Por Cláudio Ferreira Claudioferreira_64@hotmail.com—
Confesso que ainda estou me acostumando a chamar o Dia do Índio de Dia dos Povos Indígenas. Sou de uma geração que se “fantasiava” na escola todo dia 19 de abril, achando inocentemente que estava fazendo uma homenagem aos habitantes originários dessa terra. Foi muito depois que vi interpretações diferentes sobre como temos nos referido a eles historicamente e propostas de novas abordagens.
Como estou sempre disposto a prestar atenção nas mudanças — e como trabalho com as palavras há quase 40 anos — estou treinando para incorporar, tanto ao vocabulário profissional quanto ao cotidiano, os novos sentidos. Para quem precisa escrever diariamente, não é fácil, mas não é impossível.
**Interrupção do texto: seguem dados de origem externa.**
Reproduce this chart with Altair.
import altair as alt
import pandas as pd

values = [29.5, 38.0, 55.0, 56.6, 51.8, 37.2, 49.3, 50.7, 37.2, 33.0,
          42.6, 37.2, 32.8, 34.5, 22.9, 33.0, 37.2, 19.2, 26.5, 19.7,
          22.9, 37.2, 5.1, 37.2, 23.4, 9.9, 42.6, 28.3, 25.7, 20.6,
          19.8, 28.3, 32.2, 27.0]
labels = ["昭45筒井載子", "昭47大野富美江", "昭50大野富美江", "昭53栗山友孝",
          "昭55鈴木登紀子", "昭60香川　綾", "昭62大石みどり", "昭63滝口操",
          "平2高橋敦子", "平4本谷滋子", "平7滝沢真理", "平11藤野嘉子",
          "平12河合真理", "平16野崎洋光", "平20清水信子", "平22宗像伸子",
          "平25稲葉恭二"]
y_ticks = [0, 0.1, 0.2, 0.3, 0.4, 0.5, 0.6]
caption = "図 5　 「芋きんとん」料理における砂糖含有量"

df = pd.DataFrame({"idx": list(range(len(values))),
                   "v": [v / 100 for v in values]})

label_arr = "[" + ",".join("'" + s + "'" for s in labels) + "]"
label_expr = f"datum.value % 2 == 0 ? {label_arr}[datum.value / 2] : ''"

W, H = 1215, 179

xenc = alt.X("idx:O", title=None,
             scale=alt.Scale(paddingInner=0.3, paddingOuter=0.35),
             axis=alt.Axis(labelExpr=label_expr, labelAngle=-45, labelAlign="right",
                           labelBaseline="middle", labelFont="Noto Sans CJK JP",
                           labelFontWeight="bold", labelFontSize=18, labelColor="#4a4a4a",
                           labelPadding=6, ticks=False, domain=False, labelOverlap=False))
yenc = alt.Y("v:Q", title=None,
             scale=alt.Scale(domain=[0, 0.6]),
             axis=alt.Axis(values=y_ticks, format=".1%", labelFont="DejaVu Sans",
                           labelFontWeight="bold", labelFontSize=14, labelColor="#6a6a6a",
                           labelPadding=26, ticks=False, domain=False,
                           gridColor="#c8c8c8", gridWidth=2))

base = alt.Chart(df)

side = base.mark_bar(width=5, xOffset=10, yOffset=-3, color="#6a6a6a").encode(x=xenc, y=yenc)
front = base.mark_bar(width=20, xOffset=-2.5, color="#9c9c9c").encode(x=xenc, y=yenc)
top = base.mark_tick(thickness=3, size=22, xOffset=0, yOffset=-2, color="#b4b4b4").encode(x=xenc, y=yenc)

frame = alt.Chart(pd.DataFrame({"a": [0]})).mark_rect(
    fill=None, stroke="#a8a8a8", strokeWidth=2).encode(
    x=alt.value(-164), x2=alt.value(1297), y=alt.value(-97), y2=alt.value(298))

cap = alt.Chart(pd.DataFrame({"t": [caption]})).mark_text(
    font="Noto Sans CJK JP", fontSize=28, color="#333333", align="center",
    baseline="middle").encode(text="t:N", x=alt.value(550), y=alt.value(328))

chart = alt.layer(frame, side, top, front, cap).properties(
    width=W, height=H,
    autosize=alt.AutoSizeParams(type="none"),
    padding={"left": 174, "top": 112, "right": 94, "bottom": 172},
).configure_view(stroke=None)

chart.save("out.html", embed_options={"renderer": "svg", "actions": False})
Já tive muita má vontade com o “politicamente correto”. Ainda vejo alguns exageros na troca de alguns termos e, principalmente, na posição defensiva de certos grupos que militam por causas específicas e que, por vezes, agem como se o resto da população estivesse, deliberadamente, querendo maltratá-los com as palavras.
Por outro lado, até por trabalhar com elas, entendo qual é o peso das palavras. Cada um de nós tem uma balança individual, que pende para um ou outro lado dependendo do que ouvimos. É mais sobre quem ouve do que sobre quem fala, mas os que falam, mesmo sem ter controle de como vai ser a interpretação daqueles que ouvem, podem sempre ter cuidado com as palavras.
Uma providência importante, em minha opinião, é abolir apelidos pejorativos. Não adianta querer apagar o passado se você passou sua vida escolar nomeando seu colega a partir da cor da pele, da altura ou da orientação sexual. Você errou, nós erramos, machucamos pessoas queridas, não adianta mais. Mas é possível pensar no “daqui pra frente”, sempre com uma bússola: a empatia, a capacidade de se colocar no lugar do outro, que todos nós temos.
Da minha lista de mudanças a serem feitas está, por exemplo, trocar “escravo” por “escravizado”. O plural mais abrangente “amigues”, depois de “amigos” e “amigas”, já tem uma resistência minha mais difícil de vencer. E assim, entre altos e baixos, idas e vindas, existe um esforço para adequar a linguagem que resulte em bem estar para quem ouve ou lê.
Além do politicamente correto falado, ainda é preciso incorporar algumas ações. Ainda me vejo em dificuldades, por exemplo, com o tratamento às pessoas trans ou àquelas cuja aparência me deixa em dúvida sobre o seu gênero. Teoricamente, já sei o que fazer, mas, na prática, o olho vai primeiro do que o cérebro, e a imagem da pessoa termina por me confundir. Na dúvida, adoto o “menos é mais” e vou passo a passo.
Que bom que a vida é um aprendizado contínuo e que, com raríssimas exceções, nos perdoamos por palavras mal colocadas ou descontextualizadas. Falar e escrever são como praticar um esporte – é preciso treinar todos os dias e, mesmo sabendo que o pódio é para poucos, fazemos a nossa parte.